I’m just back from Panama, and I thought I’d wait a week or two before checking in to see if Minga is in fact getting to go home on the weekends. The daughter with whom she is staying strongly opposes Minga’s going home, saying the decision is no longer up to her mother and that Minga has to get used to living in the city. Going home, the daughter believes, does not help her mother adjust.

I tried to create some balance among the other sons and daughters, getting them to agree that decisions about her health and where she wants to be remain with Minga, whose kidneys have failed but not her brain or her spirit.

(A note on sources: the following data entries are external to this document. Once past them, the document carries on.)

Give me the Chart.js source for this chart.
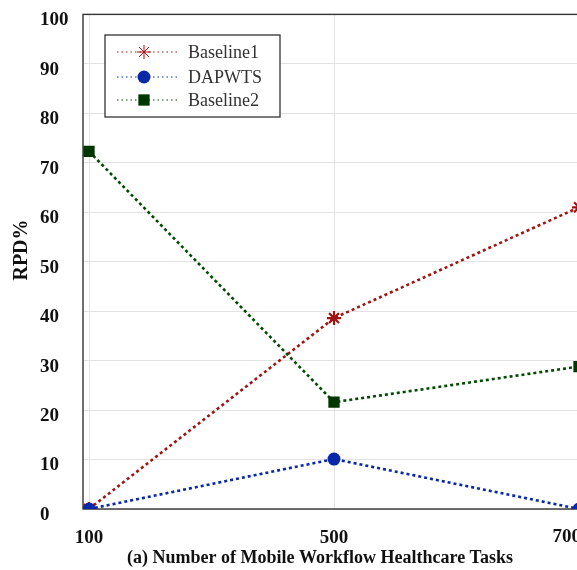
<!DOCTYPE html>
<html>
<head>
<meta charset="utf-8">
<script src="https://cdn.jsdelivr.net/npm/chart.js@4/dist/chart.umd.min.js"></script>
<style>
  html, body { margin: 0; padding: 0; background: #fff; }
  #wrap { width: 577px; height: 570px; overflow: hidden; }
</style>
</head>
<body>
<div id="wrap"><canvas id="rpdChart" width="580" height="570"></canvas></div>
<script>
// values
const categories = ['100', '500', '700'];
const baseline1 = [0, 38.6, 61];
const dapwts = [0, 10.1, 0];
const baseline2 = [72.3, 21.6, 28.8];

const serif = "'Liberation Serif', 'Times New Roman', serif";
const last = categories.length - 1;
const tickFont = { family: serif, size: 19, weight: 'bold' };

function points(values) {
  return categories.map((c, i) => ({ x: i, y: values[i] }));
}

// plot box, legend, axis titles and the cropped last tick label
const extras = {
  id: 'extras',
  beforeDatasetsDraw(chart) {
    const a = chart.chartArea;
    const ctx = chart.ctx;
    ctx.save();
    ctx.strokeStyle = '#333';
    ctx.lineWidth = 1.4;
    ctx.strokeRect(a.left, a.top, a.right - a.left, a.bottom - a.top);
    ctx.restore();
  },
  afterDraw(chart) {
    const ctx = chart.ctx;
    ctx.save();

    // legend
    const bx = 105, by = 35, bw = 175, bh = 82;
    ctx.fillStyle = '#fff';
    ctx.fillRect(bx, by, bw, bh);
    ctx.strokeStyle = '#333';
    ctx.lineWidth = 1.3;
    ctx.strokeRect(bx, by, bw, bh);
    const rows = [52, 77, 100];
    chart.data.datasets.forEach((ds, i) => {
      const y = rows[i];
      ctx.save();
      ctx.strokeStyle = ds.borderColor;
      ctx.lineWidth = 1;
      ctx.setLineDash([1.5, 3]);
      ctx.beginPath();
      ctx.moveTo(117, y);
      ctx.lineTo(178, y);
      ctx.stroke();
      ctx.setLineDash([]);
      ctx.fillStyle = ds.pointBackgroundColor;
      ctx.strokeStyle = ds.pointBorderColor;
      Chart.helpers.drawPoint(ctx, {
        pointStyle: ds.pointStyle,
        radius: ds.pointRadius,
        rotation: 0,
        borderWidth: ds.pointBorderWidth
      }, 144, y);
      ctx.restore();
      ctx.fillStyle = '#333';
      ctx.font = '18px ' + serif;
      ctx.textAlign = 'left';
      ctx.textBaseline = 'middle';
      ctx.fillText(ds.label, 188, y + 1);
    });

    // last x label, right-aligned against the edge
    ctx.fillStyle = '#111';
    ctx.font = 'bold 19px ' + serif;
    ctx.textAlign = 'right';
    ctx.textBaseline = 'middle';
    ctx.fillText(categories[last], chart.scales.x.getPixelForValue(last) + 2, 537);

    // axis titles
    ctx.font = 'bold 18px ' + serif;
    ctx.textAlign = 'center';
    ctx.fillText('(a) Number of Mobile Workflow Healthcare Tasks', 320, 558);
    ctx.translate(22, 250);
    ctx.rotate(-Math.PI / 2);
    ctx.font = 'bold 20px ' + serif;
    ctx.fillText('RPD%', 0, 0);
    ctx.restore();
  }
};

const ctx = document.getElementById('rpdChart').getContext('2d');
const rpdChart = new Chart(ctx, {
  type: 'line',
  data: {
    datasets: [
      {
        label: 'Baseline1',
        data: points(baseline1),
        borderColor: 'rgb(160, 20, 20)',
        borderWidth: 2.6,
        borderDash: [3, 3],
        pointStyle: 'star',
        pointRadius: 7,
        pointBorderWidth: 2.2,
        pointBorderColor: 'rgb(160, 20, 20)',
        pointBackgroundColor: 'rgb(160, 20, 20)',
        order: 2
      },
      {
        label: 'DAPWTS',
        data: points(dapwts),
        borderColor: 'rgb(10, 40, 170)',
        borderWidth: 2.6,
        borderDash: [3, 3],
        pointStyle: 'circle',
        pointRadius: 6.5,
        pointBorderWidth: 0,
        pointBorderColor: 'rgb(10, 40, 170)',
        pointBackgroundColor: 'rgb(10, 40, 170)',
        order: 0
      },
      {
        label: 'Baseline2',
        data: points(baseline2),
        borderColor: 'rgb(0, 75, 0)',
        borderWidth: 2.6,
        borderDash: [3, 3],
        pointStyle: 'rect',
        pointRadius: 8,
        pointBorderWidth: 0,
        pointBorderColor: 'rgb(0, 55, 0)',
        pointBackgroundColor: 'rgb(0, 55, 0)',
        order: 1
      }
    ]
  },
  options: {
    responsive: false,
    animation: false,
    layout: { autoPadding: false, padding: { left: 40, right: 0, top: 14, bottom: 0 } },
    plugins: { legend: { display: false }, tooltip: { enabled: false } },
    elements: { line: { tension: 0, fill: false } },
    scales: {
      x: {
        type: 'linear',
        min: -0.0245,
        max: 2.004,
        afterBuildTicks: s => { s.ticks = categories.map((c, i) => ({ value: i })); },
        afterFit: s => { s.paddingRight = 0; s.paddingLeft = 0; s.height = 61; },
        grid: { color: '#e2e2e2', lineWidth: 1, drawTicks: false },
        border: { display: false },
        ticks: {
          padding: 18,
          color: '#111',
          font: tickFont,
          callback: v => (v === last ? '' : categories[v] ?? '')
        }
      },
      y: {
        min: 0,
        max: 100,
        afterFit: s => { s.width = 43; },
        grid: { color: '#e2e2e2', lineWidth: 1, drawTicks: false },
        border: { display: false },
        ticks: {
          stepSize: 10,
          crossAlign: 'far',
          labelOffset: 6,
          color: '#111',
          font: tickFont
        }
      }
    }
  },
  plugins: [extras]
});
</script>
</body>
</html>
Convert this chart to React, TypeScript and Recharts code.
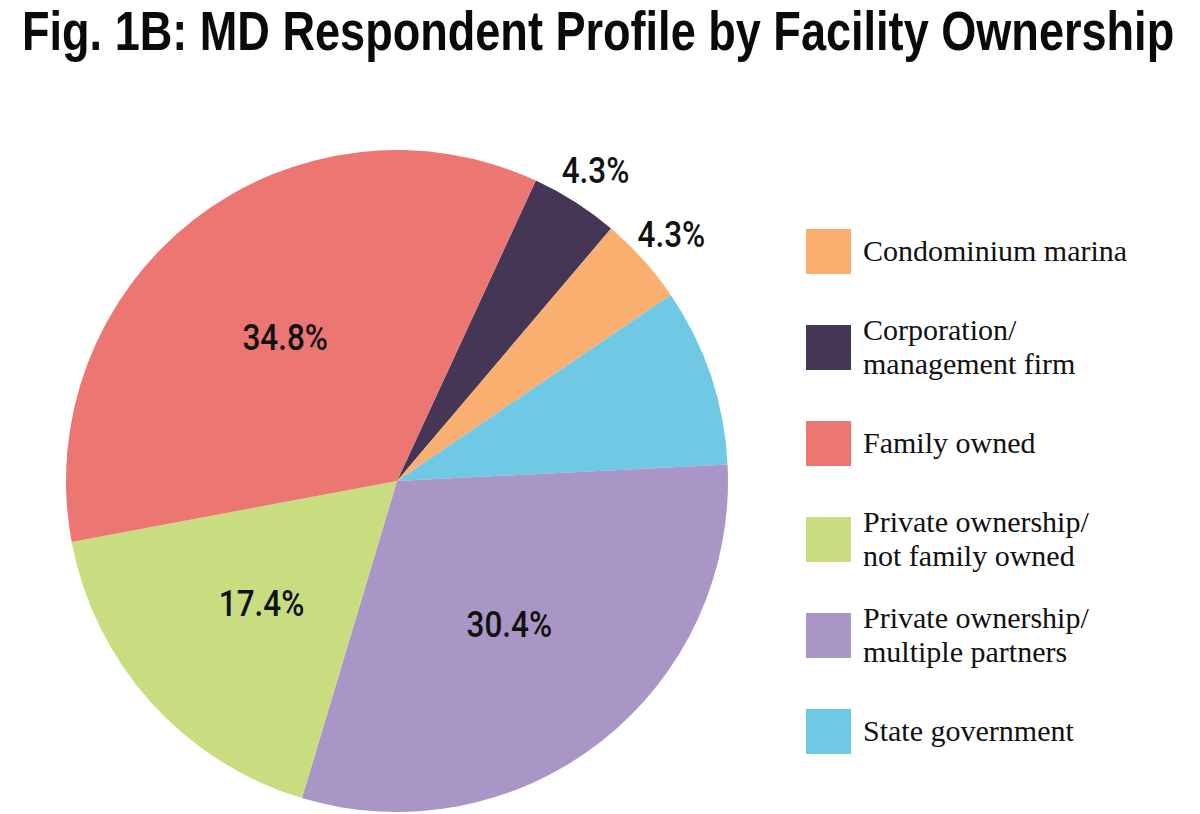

None of them want to get into a battle with their divisive sister, which I understand. But there is Minga — desperately wanting to forge a compromise that will keep the peace in her family while still offering time in the village. That time is her lifeline, what she has to hope for.

I’m struck by the way that certain things in this situation are distinctly Panamanian — like the cultural belief that if I hire someone to help Minga with home dialysis, that’s evidence her family doesn’t care about her. I imagine that was true at one time in our country too, until we ran out of stay-at-home people to do the work of seeing to elderly relatives. Then our cultural beliefs adjusted. But other aspects of the turmoil surrounding Minga’s illness are common to large families everywhere: who is the favorite? Who is helping out, and who isn’t? Who gets to make the decisions, when an illness in an elderly person is disrupting everyone’s life?

I have no idea how long this situation is going to go on. Minga’s favorite nephrologist, Dr. Felipe, has told her she will probably not have a long life, even on dialysis. She seems tired and somewhat lethargic to me, although patient and enduring about the miserable trips to Hospital Dr. Arnulfo Arias. Her family is nowhere near settled on how the rest of Minga’s life should be supported, how their roles should mesh in seeing to what their mother wants and needs.

Family dynamics are truly difficult. The only thing harder, I suppose, is not having anyone to care about you, or for you, at all.